**Task objective**. Skip the pictures and repeat each line of the data exactly.
■ ■ ■ ■ ■ ■ ■
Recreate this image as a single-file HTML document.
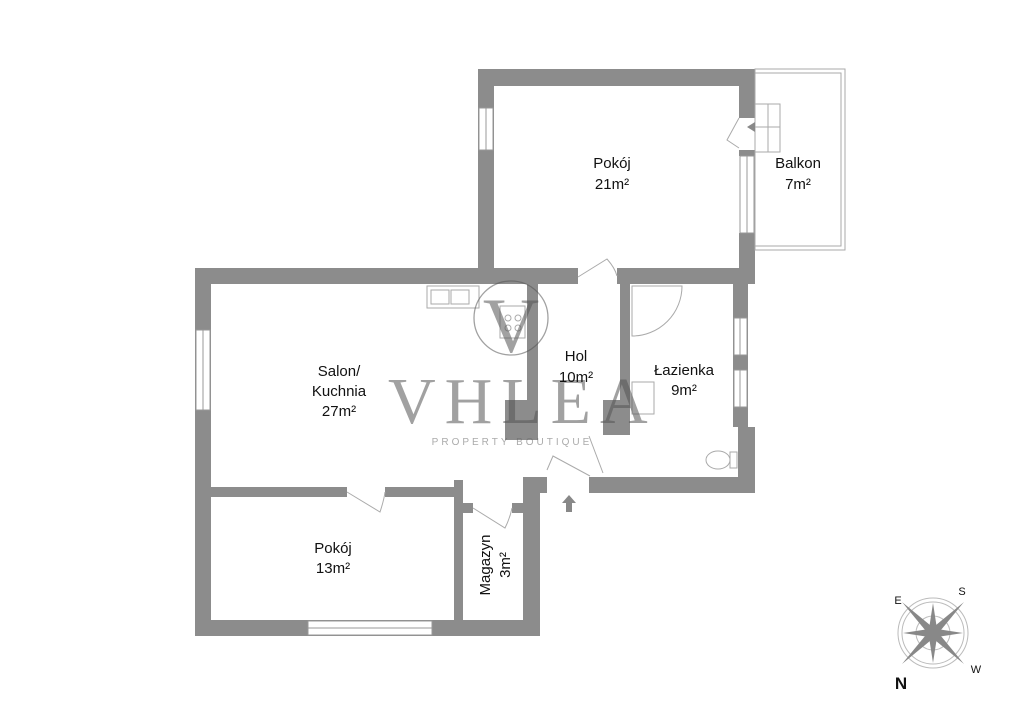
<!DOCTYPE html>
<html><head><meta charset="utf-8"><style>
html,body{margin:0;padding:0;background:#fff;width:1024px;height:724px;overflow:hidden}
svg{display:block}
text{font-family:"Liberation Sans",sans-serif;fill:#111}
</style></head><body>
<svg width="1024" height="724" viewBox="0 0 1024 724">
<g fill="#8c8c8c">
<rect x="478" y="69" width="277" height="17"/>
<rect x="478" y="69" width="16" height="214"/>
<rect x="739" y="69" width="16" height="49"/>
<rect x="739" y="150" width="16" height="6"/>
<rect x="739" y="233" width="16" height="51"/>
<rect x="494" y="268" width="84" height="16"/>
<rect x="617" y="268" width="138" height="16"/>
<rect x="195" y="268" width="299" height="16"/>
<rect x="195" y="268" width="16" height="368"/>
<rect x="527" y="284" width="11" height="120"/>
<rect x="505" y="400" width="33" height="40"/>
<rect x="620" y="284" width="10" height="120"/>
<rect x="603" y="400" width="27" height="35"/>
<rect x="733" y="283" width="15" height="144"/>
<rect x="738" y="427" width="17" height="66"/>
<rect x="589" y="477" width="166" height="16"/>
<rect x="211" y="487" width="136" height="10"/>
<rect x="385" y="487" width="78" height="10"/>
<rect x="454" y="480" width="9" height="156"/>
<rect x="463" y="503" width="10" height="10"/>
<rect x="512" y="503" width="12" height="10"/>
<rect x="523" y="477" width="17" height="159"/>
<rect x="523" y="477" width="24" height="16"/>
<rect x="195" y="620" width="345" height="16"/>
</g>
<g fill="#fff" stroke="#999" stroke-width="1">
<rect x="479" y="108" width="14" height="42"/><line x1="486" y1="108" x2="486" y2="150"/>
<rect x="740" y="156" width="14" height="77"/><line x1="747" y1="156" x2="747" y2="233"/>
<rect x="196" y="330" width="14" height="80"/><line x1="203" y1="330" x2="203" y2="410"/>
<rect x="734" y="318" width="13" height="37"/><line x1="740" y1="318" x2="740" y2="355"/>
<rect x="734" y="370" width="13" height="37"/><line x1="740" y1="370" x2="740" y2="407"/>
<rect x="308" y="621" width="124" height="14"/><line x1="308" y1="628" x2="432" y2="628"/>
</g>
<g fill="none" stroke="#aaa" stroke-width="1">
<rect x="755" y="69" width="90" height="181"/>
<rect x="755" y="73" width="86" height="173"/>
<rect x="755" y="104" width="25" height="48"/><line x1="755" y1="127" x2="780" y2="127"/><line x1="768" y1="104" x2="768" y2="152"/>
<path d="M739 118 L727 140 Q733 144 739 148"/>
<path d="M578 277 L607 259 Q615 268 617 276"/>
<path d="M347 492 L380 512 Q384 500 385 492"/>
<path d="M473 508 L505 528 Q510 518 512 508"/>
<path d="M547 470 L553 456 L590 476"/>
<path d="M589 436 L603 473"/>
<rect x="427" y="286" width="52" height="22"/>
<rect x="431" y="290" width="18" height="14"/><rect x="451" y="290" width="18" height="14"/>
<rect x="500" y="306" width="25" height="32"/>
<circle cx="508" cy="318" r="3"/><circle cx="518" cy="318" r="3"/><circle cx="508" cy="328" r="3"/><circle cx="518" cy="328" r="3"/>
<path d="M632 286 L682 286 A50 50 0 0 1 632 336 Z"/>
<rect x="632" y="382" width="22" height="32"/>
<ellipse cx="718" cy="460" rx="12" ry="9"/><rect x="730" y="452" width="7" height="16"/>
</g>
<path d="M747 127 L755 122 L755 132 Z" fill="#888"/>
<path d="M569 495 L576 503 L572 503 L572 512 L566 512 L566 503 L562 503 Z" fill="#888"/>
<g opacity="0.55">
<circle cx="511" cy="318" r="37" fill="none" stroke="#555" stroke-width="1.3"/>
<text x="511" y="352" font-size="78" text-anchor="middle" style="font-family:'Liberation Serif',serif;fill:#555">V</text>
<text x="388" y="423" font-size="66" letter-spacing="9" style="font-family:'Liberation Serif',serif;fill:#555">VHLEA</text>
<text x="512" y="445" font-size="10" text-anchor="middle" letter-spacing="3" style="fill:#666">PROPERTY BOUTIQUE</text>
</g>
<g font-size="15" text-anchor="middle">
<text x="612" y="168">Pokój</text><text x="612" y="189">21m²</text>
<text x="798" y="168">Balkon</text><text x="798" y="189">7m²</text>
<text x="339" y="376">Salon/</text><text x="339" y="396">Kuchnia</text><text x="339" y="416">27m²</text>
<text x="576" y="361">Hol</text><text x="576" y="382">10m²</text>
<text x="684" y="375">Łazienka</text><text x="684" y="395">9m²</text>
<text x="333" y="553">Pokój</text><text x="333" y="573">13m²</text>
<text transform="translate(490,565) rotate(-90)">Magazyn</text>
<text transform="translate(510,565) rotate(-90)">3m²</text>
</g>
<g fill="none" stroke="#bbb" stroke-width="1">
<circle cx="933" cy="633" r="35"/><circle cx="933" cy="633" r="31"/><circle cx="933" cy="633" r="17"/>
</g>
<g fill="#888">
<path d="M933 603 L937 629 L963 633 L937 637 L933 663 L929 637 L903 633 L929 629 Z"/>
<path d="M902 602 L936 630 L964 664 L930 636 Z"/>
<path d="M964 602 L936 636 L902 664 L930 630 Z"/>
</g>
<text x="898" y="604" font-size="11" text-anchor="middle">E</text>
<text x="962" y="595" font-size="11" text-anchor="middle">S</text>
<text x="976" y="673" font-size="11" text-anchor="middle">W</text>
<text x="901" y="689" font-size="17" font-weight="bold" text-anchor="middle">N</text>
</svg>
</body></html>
■ ■ ■ ■ ■ ■ ■
**Reply**.
Recreate this image as a single-file HTML document.
<!DOCTYPE html>
<html><head><meta charset="utf-8"><style>
html,body{margin:0;padding:0;background:#fff;width:1024px;height:724px;overflow:hidden}
svg{display:block}
text{font-family:"Liberation Sans",sans-serif;fill:#111}
</style></head><body>
<svg width="1024" height="724" viewBox="0 0 1024 724">
<g fill="#8c8c8c">
<rect x="478" y="69" width="277" height="17"/>
<rect x="478" y="69" width="16" height="214"/>
<rect x="739" y="69" width="16" height="49"/>
<rect x="739" y="150" width="16" height="6"/>
<rect x="739" y="233" width="16" height="51"/>
<rect x="494" y="268" width="84" height="16"/>
<rect x="617" y="268" width="138" height="16"/>
<rect x="195" y="268" width="299" height="16"/>
<rect x="195" y="268" width="16" height="368"/>
<rect x="527" y="284" width="11" height="120"/>
<rect x="505" y="400" width="33" height="40"/>
<rect x="620" y="284" width="10" height="120"/>
<rect x="603" y="400" width="27" height="35"/>
<rect x="733" y="283" width="15" height="144"/>
<rect x="738" y="427" width="17" height="66"/>
<rect x="589" y="477" width="166" height="16"/>
<rect x="211" y="487" width="136" height="10"/>
<rect x="385" y="487" width="78" height="10"/>
<rect x="454" y="480" width="9" height="156"/>
<rect x="463" y="503" width="10" height="10"/>
<rect x="512" y="503" width="12" height="10"/>
<rect x="523" y="477" width="17" height="159"/>
<rect x="523" y="477" width="24" height="16"/>
<rect x="195" y="620" width="345" height="16"/>
</g>
<g fill="#fff" stroke="#999" stroke-width="1">
<rect x="479" y="108" width="14" height="42"/><line x1="486" y1="108" x2="486" y2="150"/>
<rect x="740" y="156" width="14" height="77"/><line x1="747" y1="156" x2="747" y2="233"/>
<rect x="196" y="330" width="14" height="80"/><line x1="203" y1="330" x2="203" y2="410"/>
<rect x="734" y="318" width="13" height="37"/><line x1="740" y1="318" x2="740" y2="355"/>
<rect x="734" y="370" width="13" height="37"/><line x1="740" y1="370" x2="740" y2="407"/>
<rect x="308" y="621" width="124" height="14"/><line x1="308" y1="628" x2="432" y2="628"/>
</g>
<g fill="none" stroke="#aaa" stroke-width="1">
<rect x="755" y="69" width="90" height="181"/>
<rect x="755" y="73" width="86" height="173"/>
<rect x="755" y="104" width="25" height="48"/><line x1="755" y1="127" x2="780" y2="127"/><line x1="768" y1="104" x2="768" y2="152"/>
<path d="M739 118 L727 140 Q733 144 739 148"/>
<path d="M578 277 L607 259 Q615 268 617 276"/>
<path d="M347 492 L380 512 Q384 500 385 492"/>
<path d="M473 508 L505 528 Q510 518 512 508"/>
<path d="M547 470 L553 456 L590 476"/>
<path d="M589 436 L603 473"/>
<rect x="427" y="286" width="52" height="22"/>
<rect x="431" y="290" width="18" height="14"/><rect x="451" y="290" width="18" height="14"/>
<rect x="500" y="306" width="25" height="32"/>
<circle cx="508" cy="318" r="3"/><circle cx="518" cy="318" r="3"/><circle cx="508" cy="328" r="3"/><circle cx="518" cy="328" r="3"/>
<path d="M632 286 L682 286 A50 50 0 0 1 632 336 Z"/>
<rect x="632" y="382" width="22" height="32"/>
<ellipse cx="718" cy="460" rx="12" ry="9"/><rect x="730" y="452" width="7" height="16"/>
</g>
<path d="M747 127 L755 122 L755 132 Z" fill="#888"/>
<path d="M569 495 L576 503 L572 503 L572 512 L566 512 L566 503 L562 503 Z" fill="#888"/>
<g opacity="0.55">
<circle cx="511" cy="318" r="37" fill="none" stroke="#555" stroke-width="1.3"/>
<text x="511" y="352" font-size="78" text-anchor="middle" style="font-family:'Liberation Serif',serif;fill:#555">V</text>
<text x="388" y="423" font-size="66" letter-spacing="9" style="font-family:'Liberation Serif',serif;fill:#555">VHLEA</text>
<text x="512" y="445" font-size="10" text-anchor="middle" letter-spacing="3" style="fill:#666">PROPERTY BOUTIQUE</text>
</g>
<g font-size="15" text-anchor="middle">
<text x="612" y="168">Pokój</text><text x="612" y="189">21m²</text>
<text x="798" y="168">Balkon</text><text x="798" y="189">7m²</text>
<text x="339" y="376">Salon/</text><text x="339" y="396">Kuchnia</text><text x="339" y="416">27m²</text>
<text x="576" y="361">Hol</text><text x="576" y="382">10m²</text>
<text x="684" y="375">Łazienka</text><text x="684" y="395">9m²</text>
<text x="333" y="553">Pokój</text><text x="333" y="573">13m²</text>
<text transform="translate(490,565) rotate(-90)">Magazyn</text>
<text transform="translate(510,565) rotate(-90)">3m²</text>
</g>
<g fill="none" stroke="#bbb" stroke-width="1">
<circle cx="933" cy="633" r="35"/><circle cx="933" cy="633" r="31"/><circle cx="933" cy="633" r="17"/>
</g>
<g fill="#888">
<path d="M933 603 L937 629 L963 633 L937 637 L933 663 L929 637 L903 633 L929 629 Z"/>
<path d="M902 602 L936 630 L964 664 L930 636 Z"/>
<path d="M964 602 L936 636 L902 664 L930 630 Z"/>
</g>
<text x="898" y="604" font-size="11" text-anchor="middle">E</text>
<text x="962" y="595" font-size="11" text-anchor="middle">S</text>
<text x="976" y="673" font-size="11" text-anchor="middle">W</text>
<text x="901" y="689" font-size="17" font-weight="bold" text-anchor="middle">N</text>
</svg>
</body></html>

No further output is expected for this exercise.